◆ What the task asks
Repeat everything from the first line of the listing below through the line that contains "0.054, 0.025, 0];", exactly. Leave out pictures.
>> Start Given data
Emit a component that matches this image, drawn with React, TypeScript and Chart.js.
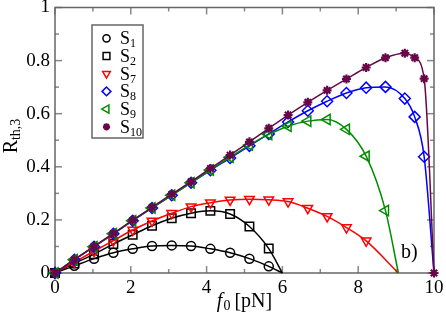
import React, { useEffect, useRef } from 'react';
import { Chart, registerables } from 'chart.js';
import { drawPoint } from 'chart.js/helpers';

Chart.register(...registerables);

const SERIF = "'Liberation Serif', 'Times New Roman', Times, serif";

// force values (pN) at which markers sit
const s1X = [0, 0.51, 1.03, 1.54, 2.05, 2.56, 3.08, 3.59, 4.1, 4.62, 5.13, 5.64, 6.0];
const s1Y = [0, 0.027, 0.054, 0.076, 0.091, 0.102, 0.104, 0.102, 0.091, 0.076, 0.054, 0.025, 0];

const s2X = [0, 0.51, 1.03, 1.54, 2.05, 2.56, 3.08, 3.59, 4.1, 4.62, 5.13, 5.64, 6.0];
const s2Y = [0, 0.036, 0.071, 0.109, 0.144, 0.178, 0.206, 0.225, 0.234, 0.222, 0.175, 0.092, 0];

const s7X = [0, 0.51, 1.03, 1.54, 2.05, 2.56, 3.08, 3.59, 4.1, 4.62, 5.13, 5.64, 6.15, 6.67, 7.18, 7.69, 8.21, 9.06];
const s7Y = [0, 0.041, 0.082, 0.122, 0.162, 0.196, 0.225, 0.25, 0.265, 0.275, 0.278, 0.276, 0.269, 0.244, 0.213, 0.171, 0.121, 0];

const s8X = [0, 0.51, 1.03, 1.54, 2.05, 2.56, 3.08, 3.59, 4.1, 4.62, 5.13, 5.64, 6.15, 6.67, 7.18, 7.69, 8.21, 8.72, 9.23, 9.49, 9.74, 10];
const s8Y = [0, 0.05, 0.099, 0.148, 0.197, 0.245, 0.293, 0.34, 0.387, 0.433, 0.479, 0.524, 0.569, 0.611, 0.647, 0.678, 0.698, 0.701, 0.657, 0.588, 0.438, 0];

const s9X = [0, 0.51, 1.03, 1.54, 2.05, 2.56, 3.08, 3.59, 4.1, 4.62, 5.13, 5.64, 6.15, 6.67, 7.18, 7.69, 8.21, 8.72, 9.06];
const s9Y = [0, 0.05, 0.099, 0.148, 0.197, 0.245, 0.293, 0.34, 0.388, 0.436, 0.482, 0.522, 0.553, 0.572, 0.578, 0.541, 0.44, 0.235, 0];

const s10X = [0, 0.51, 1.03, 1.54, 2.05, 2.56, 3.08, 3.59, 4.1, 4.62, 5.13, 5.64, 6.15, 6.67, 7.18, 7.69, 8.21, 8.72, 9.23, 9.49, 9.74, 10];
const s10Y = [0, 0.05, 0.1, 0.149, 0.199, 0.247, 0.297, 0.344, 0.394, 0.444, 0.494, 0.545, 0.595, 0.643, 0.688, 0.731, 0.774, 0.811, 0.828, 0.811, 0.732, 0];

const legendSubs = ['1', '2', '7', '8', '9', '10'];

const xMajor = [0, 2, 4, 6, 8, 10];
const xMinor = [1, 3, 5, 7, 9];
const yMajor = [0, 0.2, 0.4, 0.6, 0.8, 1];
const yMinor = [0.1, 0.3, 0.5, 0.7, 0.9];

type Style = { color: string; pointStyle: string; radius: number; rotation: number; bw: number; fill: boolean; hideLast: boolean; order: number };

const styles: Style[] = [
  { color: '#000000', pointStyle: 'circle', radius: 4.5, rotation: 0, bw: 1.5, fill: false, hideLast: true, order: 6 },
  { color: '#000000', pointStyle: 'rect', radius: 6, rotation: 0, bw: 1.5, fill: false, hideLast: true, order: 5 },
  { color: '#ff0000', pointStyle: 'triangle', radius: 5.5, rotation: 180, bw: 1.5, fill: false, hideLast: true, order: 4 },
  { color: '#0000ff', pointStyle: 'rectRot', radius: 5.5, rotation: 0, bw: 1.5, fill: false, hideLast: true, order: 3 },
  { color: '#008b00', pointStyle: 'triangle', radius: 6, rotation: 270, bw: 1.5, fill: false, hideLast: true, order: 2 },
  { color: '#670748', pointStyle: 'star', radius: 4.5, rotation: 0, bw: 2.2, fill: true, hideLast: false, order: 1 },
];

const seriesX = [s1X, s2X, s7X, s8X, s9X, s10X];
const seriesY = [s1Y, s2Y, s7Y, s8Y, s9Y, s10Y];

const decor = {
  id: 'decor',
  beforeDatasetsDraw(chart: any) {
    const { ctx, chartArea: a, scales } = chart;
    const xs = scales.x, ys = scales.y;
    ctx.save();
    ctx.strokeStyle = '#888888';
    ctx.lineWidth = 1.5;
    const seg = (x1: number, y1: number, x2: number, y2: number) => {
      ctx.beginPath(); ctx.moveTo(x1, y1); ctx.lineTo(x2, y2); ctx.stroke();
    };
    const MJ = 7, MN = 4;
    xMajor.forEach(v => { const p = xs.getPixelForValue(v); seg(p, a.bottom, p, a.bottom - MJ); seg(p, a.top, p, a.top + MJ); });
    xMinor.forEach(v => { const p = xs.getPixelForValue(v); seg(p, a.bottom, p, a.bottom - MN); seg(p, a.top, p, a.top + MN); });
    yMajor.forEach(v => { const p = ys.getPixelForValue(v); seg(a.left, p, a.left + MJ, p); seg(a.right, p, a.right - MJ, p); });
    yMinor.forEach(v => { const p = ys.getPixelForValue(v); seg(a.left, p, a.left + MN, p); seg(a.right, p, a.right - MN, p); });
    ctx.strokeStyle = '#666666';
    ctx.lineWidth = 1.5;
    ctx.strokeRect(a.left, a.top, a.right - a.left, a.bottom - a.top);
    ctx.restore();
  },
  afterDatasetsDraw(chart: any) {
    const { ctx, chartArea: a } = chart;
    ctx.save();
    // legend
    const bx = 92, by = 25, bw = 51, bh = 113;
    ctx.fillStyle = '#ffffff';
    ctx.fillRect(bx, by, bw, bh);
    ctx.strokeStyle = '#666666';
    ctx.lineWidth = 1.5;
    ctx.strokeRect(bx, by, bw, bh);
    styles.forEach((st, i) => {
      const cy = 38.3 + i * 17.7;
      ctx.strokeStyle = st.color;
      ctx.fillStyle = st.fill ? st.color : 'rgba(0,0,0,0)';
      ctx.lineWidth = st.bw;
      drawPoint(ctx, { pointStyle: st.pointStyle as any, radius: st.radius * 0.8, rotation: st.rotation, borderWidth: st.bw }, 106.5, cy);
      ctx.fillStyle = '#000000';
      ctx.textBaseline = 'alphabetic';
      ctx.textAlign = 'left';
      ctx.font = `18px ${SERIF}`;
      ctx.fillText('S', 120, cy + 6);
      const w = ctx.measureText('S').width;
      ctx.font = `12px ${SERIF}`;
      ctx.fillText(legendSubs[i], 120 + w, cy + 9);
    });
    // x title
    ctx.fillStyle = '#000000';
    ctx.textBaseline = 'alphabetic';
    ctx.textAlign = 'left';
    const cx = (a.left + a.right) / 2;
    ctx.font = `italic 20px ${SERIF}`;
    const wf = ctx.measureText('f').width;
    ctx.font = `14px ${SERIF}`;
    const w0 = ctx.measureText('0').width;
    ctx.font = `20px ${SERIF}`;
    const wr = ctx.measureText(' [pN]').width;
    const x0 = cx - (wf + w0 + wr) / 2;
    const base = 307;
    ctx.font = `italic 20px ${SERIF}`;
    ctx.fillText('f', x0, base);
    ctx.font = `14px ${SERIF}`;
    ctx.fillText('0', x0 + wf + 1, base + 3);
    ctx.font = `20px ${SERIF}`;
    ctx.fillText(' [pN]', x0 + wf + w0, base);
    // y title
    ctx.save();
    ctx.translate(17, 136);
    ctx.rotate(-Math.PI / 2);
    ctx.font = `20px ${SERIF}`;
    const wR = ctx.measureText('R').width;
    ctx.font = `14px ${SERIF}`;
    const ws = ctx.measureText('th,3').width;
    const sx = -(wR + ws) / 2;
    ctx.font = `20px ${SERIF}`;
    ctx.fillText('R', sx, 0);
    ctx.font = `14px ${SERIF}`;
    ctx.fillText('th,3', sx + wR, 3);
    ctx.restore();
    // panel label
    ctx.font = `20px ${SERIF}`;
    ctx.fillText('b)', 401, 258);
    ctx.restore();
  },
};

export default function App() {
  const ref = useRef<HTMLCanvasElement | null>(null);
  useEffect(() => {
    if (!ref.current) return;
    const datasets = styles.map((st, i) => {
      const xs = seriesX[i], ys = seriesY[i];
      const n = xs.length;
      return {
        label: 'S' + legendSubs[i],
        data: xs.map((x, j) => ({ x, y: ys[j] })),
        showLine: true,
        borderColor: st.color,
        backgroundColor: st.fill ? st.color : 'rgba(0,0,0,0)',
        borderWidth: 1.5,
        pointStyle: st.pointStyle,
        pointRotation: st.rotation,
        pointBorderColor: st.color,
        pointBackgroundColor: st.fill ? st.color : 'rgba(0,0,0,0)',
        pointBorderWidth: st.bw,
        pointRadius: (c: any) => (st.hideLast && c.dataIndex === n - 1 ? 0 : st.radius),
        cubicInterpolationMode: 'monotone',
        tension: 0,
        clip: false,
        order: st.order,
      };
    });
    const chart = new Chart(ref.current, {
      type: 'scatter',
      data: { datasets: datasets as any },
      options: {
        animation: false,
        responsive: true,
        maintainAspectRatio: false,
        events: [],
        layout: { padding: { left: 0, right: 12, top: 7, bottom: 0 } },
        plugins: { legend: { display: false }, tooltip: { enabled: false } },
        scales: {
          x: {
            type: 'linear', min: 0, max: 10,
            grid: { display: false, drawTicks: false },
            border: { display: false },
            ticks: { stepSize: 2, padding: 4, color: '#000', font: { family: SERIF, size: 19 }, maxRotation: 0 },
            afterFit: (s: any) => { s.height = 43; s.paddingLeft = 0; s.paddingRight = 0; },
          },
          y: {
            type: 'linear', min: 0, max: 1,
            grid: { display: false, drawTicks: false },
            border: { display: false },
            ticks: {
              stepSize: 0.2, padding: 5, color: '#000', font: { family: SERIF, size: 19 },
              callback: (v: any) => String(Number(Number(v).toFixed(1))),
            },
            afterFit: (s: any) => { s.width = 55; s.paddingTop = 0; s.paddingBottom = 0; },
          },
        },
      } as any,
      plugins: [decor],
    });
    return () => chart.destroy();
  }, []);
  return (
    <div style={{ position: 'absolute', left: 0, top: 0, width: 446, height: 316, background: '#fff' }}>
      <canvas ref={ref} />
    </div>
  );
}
>> End Given data
◆ The completed task
Emit a component that matches this image, drawn with React, TypeScript and Chart.js.
import React, { useEffect, useRef } from 'react';
import { Chart, registerables } from 'chart.js';
import { drawPoint } from 'chart.js/helpers';

Chart.register(...registerables);

const SERIF = "'Liberation Serif', 'Times New Roman', Times, serif";

// force values (pN) at which markers sit
const s1X = [0, 0.51, 1.03, 1.54, 2.05, 2.56, 3.08, 3.59, 4.1, 4.62, 5.13, 5.64, 6.0];
const s1Y = [0, 0.027, 0.054, 0.076, 0.091, 0.102, 0.104, 0.102, 0.091, 0.076, 0.054, 0.025, 0];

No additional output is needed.